Дело заключалось не только в том, что Кутаков завалил работу в секретариате. Громыко нужно было иметь в Нью-Йорке "своего” человека, кого-то, кто принадлежал бы к его ближайшему окружению, как, например, Анатолий Добрынин в Вашингтоне. Без сомнения, Лидия Дмитриевна Громыко поддержала мысль заменить Кутакова мною. Она и Лина подружились, когда я работал советником Громыко.
Предложение министра не явилось для меня полной неожиданностью. От своих коллег я уже несколько раз слышал, что меня собираются продвинуть по службе — либо в самом министерстве, либо за границей. Я предпочитал заграницу. Не знаю, было ли это предпочтение отражением подспудного желания разорвать с советской системой, однако если зародыш такой мысли и шевелился в моем подсознании, то работа в Америке могла бы только способствовать его развитию. Тем не менее в какой-то степени желание получить назначение за границу явилось результатом разочарования в работе, в режиме и руководстве. Немаловажной была также и мечта Лины снова поехать за рубеж. К тому же дочери нашей Анне уже минуло десять. Останься мы в Москве еще на несколько лет, мы уже не смогли бы взять ее с собой. За границей для детей советских работников есть только школы-семилетки. Детям старше пятнадцати предписано возвращаться на родину. Им нельзя посещать зарубежные школы, дабы не подпали они под "пагубное влияние буржуазной идеологии”.

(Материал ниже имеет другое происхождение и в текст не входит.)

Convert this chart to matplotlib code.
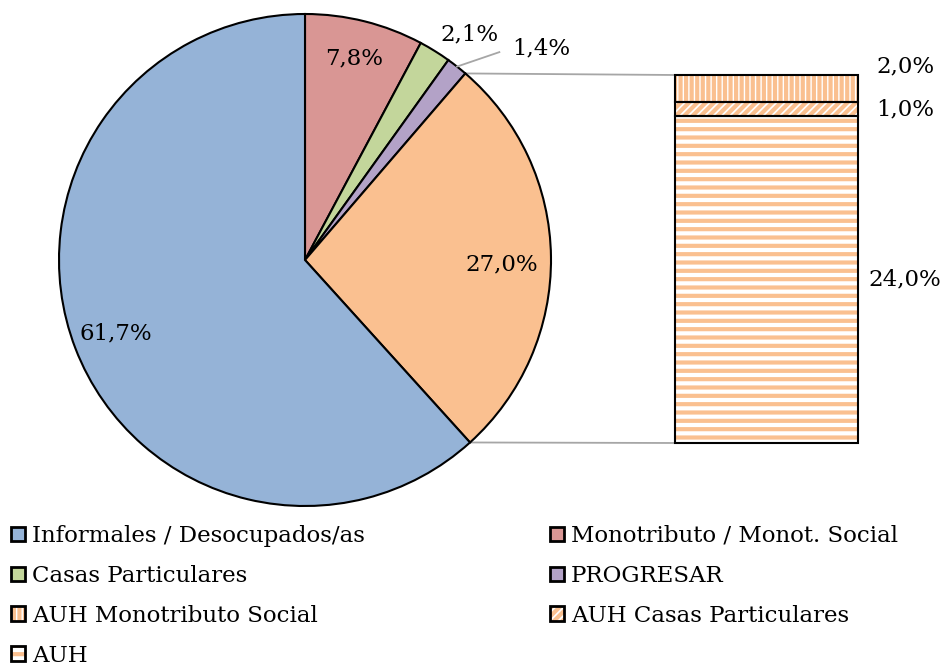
import matplotlib
matplotlib.use("Agg")
import matplotlib.pyplot as plt
from matplotlib.patches import Patch, ConnectionPatch
import numpy as np

# ── Data ──────────────────────────────────────
PIE_LABELS = ["Monotributo / Monot. Social", "Casas Particulares", "PROGRESAR",
              "AUH (total)", "Informales / Desocupados/as"]
PIE_VALUES = [7.8, 2.1, 1.4, 27.0, 61.7]

BAR_LABELS = ["AUH", "AUH Casas Particulares", "AUH Monotributo Social"]  # bottom -> top
BAR_VALUES = [24.0, 1.0, 2.0]

# ── Style ─────────────────────────────────────
PIE_COLORS = ["#D99694", "#C3D69B", "#B3A2C7", "#FAC090", "#95B3D7"]
ORANGE = "#FAC090"
BAR_HATCHES = ["--", "////", "|||"]
# label positions (pie data units) for pie slices
PIE_LABEL_POS = [(0.20, 0.82), (0.67, 0.915), (0.96, 0.86), (0.80, -0.02), (-0.77, -0.30)]
BAR_LABEL_DY = [0, 0, 1.6]

FONT = "DejaVu Serif"
FS = 16.5
plt.rcParams["font.family"] = FONT
plt.rcParams["hatch.color"] = ORANGE
plt.rcParams["hatch.linewidth"] = 3.0


def fmt(v):
    return f"{v:.1f}".replace(".", ",") + "%"


W, H = 948, 672
fig = plt.figure(figsize=(W / 100, H / 100), dpi=100)

# pie axes: center (305,260) px, radius 246 px
cx, cy, r = 305, 260, 246
ax = fig.add_axes([(cx - r) / W, (H - cy - r) / H, 2 * r / W, 2 * r / H])
wedges, _ = ax.pie(PIE_VALUES, colors=PIE_COLORS, startangle=90, counterclock=False,
                   radius=1, wedgeprops=dict(edgecolor="black", linewidth=1.5))
ax.set_xlim(-1, 1)
ax.set_ylim(-1, 1)
ax.set_aspect("equal")
ax.axis("off")

for (lx, ly), v in zip(PIE_LABEL_POS, PIE_VALUES):
    ax.text(lx, ly, fmt(v), ha="center", va="center", fontsize=FS, clip_on=False)

# leader line for PROGRESAR
w = wedges[2]
mid = np.deg2rad((w.theta1 + w.theta2) / 2)
ax.plot([np.cos(mid), 0.79], [np.sin(mid), 0.845], color="#A6A6A6", lw=1.3, clip_on=False)

# bar axes: x 675..858, y 75..443 px
bx0, bx1, by0, by1 = 675, 858, 75, 443
bax = fig.add_axes([bx0 / W, (H - by1) / H, (bx1 - bx0) / W, (by1 - by0) / H])
bottom = 0
for v, hatch, dy in zip(BAR_VALUES, BAR_HATCHES, BAR_LABEL_DY):
    bax.bar(0, v, width=1, bottom=bottom, color="white", hatch=hatch, linewidth=0)
    bax.bar(0, v, width=1, bottom=bottom, fill=False, edgecolor="black", linewidth=1.5,
            clip_on=False, zorder=3)
    bax.text(0.757, bottom + v / 2 + dy, fmt(v), ha="center", va="center",
             fontsize=FS, clip_on=False)
    bottom += v
bax.set_xlim(-0.5, 0.5)
bax.set_ylim(0, sum(BAR_VALUES))
bax.axis("off")

# connector lines
aw = wedges[3]
for ang, yb in [(aw.theta2, sum(BAR_VALUES)), (aw.theta1, 0)]:
    a = np.deg2rad(ang)
    con = ConnectionPatch(xyA=(np.cos(a), np.sin(a)), coordsA=ax.transData,
                          xyB=(-0.5, yb), coordsB=bax.transData,
                          color="#A6A6A6", lw=1.3)
    con.set_zorder(0)
    fig.add_artist(con)


# legend
def solid(c):
    return Patch(facecolor=c, edgecolor="black", linewidth=2)


def hatched(h):
    return (Patch(facecolor="white", hatch=h, linewidth=0),
            Patch(fill=False, edgecolor="black", linewidth=2))


handles = [solid(PIE_COLORS[4]), solid(PIE_COLORS[1]), hatched(BAR_HATCHES[2]), hatched(BAR_HATCHES[0]),
           solid(PIE_COLORS[0]), solid(PIE_COLORS[2]), hatched(BAR_HATCHES[1])]
labels = [PIE_LABELS[4], PIE_LABELS[1], BAR_LABELS[2], BAR_LABELS[0],
          PIE_LABELS[0], PIE_LABELS[2], BAR_LABELS[1]]
fig.legend(handles, labels, ncol=2, loc="upper left", bbox_to_anchor=(11 / W, 1 - 525 / H),
           frameon=False, fontsize=FS, handlelength=0.6, handleheight=0.6,
           handletextpad=0.3, columnspacing=8.1, labelspacing=0.78, borderpad=0,
           borderaxespad=0)

fig.savefig("out.png", dpi=100)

Как и Лина, я любил Нью-Йорк. Там я чувствовал себя намного свободнее, чем в Москве. С другой стороны, из соображений карьеры, может быть, лучше было бы оставаться в министерстве. По сравнению с МИДом секретариат Организации Объединенных Наций считался заведением второго сорта. Посты в ООН все более рассматривались как синекура для детей советской элиты, а сама ООН давно превратилась в плацдарм для операций КГБ. Правда, пост заместителя Генерального секретаря ООН все еще составлял исключение. В прошлом его занимали Анатолий Добрынин и другие видные дипломаты, сумевшие позже подняться на высокие ступени служебной лестницы.
Впрочем, долго размышлять было не о чем — и я тут же дал согласие. Громыко внимательно поглядел на меня и неожиданная гримаса на мгновенье исказила его лицо. То была улыбка министра.
— Прекрасно, — сказал он. — Мы передадим наше предложение в ЦК.
Утром 23 февраля 1973 года, едва я пришел на работу, мне позвонил Василий Макаров.
— Аркадий, — рявкнул он в трубку, — зайди ко мне и приготовься танцевать.
Когда я вошел в кабинет Макарова, на столе у него лежало решение ЦК, подписанное Леонидом Брежневым. Я ожидал, что ответ из ЦК будет положительным. Предложения Громыко, как правило, не отвергались, и на этот раз ЦК не тянул с решением. Оставалось получить официальное назначение на пост от Генерального секретаря ООН Курта Вальдхайма. Но тут не предвиделось никаких осложнений. Пост заместителя Генерального секретаря ООН был традиционно закреплен за Советским Союзом и, по джентльменскому соглашению, Генеральный секретарь ООН без возражений принимал кандидатуру, утвержденную советским правительством. И действительно, согласие Вальдхайма было получено.